Tiroler Tageszeitung, Leitartikel vom 27. Mai 2023. Von Michael Sprenger: „Ein Durcheinandertal“.

Innsbruck (OTS) Mit Salzburg ist nun das dritte Bundesland schwarz-blau eingefärbt. Herbert Kickl frohlockt. Er sieht sich dem Kanzleramt immer näher kommen. Zeitgleich startet die ÖVP einen Angriff auf die FPÖ. Es riecht nach Wahlkampf.

Der Salzburger ÖVP-Chef Wilfried Haslauer hat es also doch gemacht. Im Wahlkampf hat er noch scharf die Tonalität der FPÖ kritisiert. Er erinnerte an die 1920er-Jahre. Seine Widersacherin Marlene Svazek nannte den Vergleich „grotesk und unverschämt“. Doch egal. Jetzt ist alles anders. Haslauer verrenkte sich, Swazek lachte, als dieser den Koalitionspakt verkündete. Schließlich wurde in der Präambel ein respektvoller Umgang festgeschrieben – und Toleranz. Na dann. Nach Oberösterreich und Niederösterreich regiert nun auch in Salzburg Schwarz-Blau. Für den FPÖ-Chef ein Freudentag. Herbert Kickl sieht sich dem Kanzleramt noch näher gekommen.
Ausgerechnet jetzt beginnt die Bundes-ÖVP halbherzig aggressiv gegen die FPÖ loszulegen. Ihr Generalsekretär Christian Stocker rückte aus, um die FPÖ als „Korruptionspartei“ zu ächten. Kann man machen, wenn gegen frühere Minister, gegen den Ex-Kanzler und selbst gegen die eigene Partei wegen Korruption ermittelt wird.
Was bezweckt Stocker, wenn er zugleich eine Zusammenarbeit der ÖVP mit der FPÖ in den Bundesländern begrüßt und eine Koalition mit den Blauen auf Bundesebene nicht ausschließt? Sebastian Kurz hat im 2017er-Wahlkampf das Programm der FPÖ kopiert. Schamlos? Vielleicht für jene in der ÖVP, die einen Verrat an den christdemokratischen Werten erkannt haben. Doch Kurz eroberte das Kanzleramt. Also alles richtig gemacht. Der Inhalt des Ibiza-Videos sorgte dann dafür, dass die Wählerwanderung von der FPÖ zur ÖVP erst richtig einsetzen konnte.
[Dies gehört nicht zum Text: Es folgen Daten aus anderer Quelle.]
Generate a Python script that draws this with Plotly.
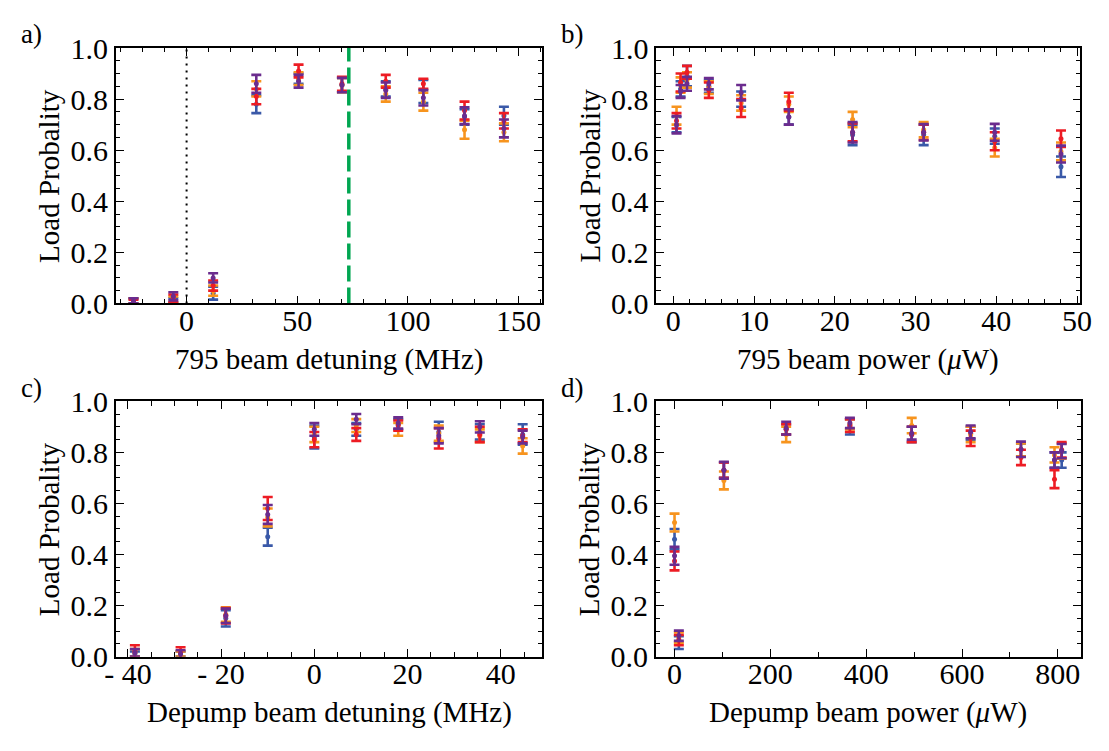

Stocker weiß: Das kann die ÖVP nicht wiederholen. Zwar versucht die Kanzlerpartei wieder weit nach rechts zu blinken. Doch die einst enttäuschten Strache-Wähler haben längst wieder eine – zum Teil vorübergehende – Heimat bei Kickls FPÖ gefunden. Also greift die ÖVP jetzt Kickl frontal an, will so mit Blick auf den noch nicht fixierten Wahltag eine Art Schadensbegrenzung erreichen. Aber ein klares Nein zu einem blauen Koalitionspartner kommt ihr nicht über die Lippen. Verlogener geht’s kaum.
Denn so wie Kickl mit dem Salzburger Pakt zufrieden ist, so ist es auch ÖVP-Verfassungsministerin Karoline Edtstadler. Sie sieht dort gar die „konstruktiven Kräfte in der FPÖ“ am Werk. Wirklich jetzt?
Die Innenpolitik befindet sich längst im „Durcheinandertal“, um bei Friedrich Dürrenmatt Anleihe zu nehmen. Der bedeutende Schweizer Schriftsteller übte sich in seinem letzten Roman in grotesker Überzeichnung. Mit Sarkasmus kann man sich durchaus vor diesem politischen Treiben zu Pfingsten schützen. Wenn es nicht so bitter wäre.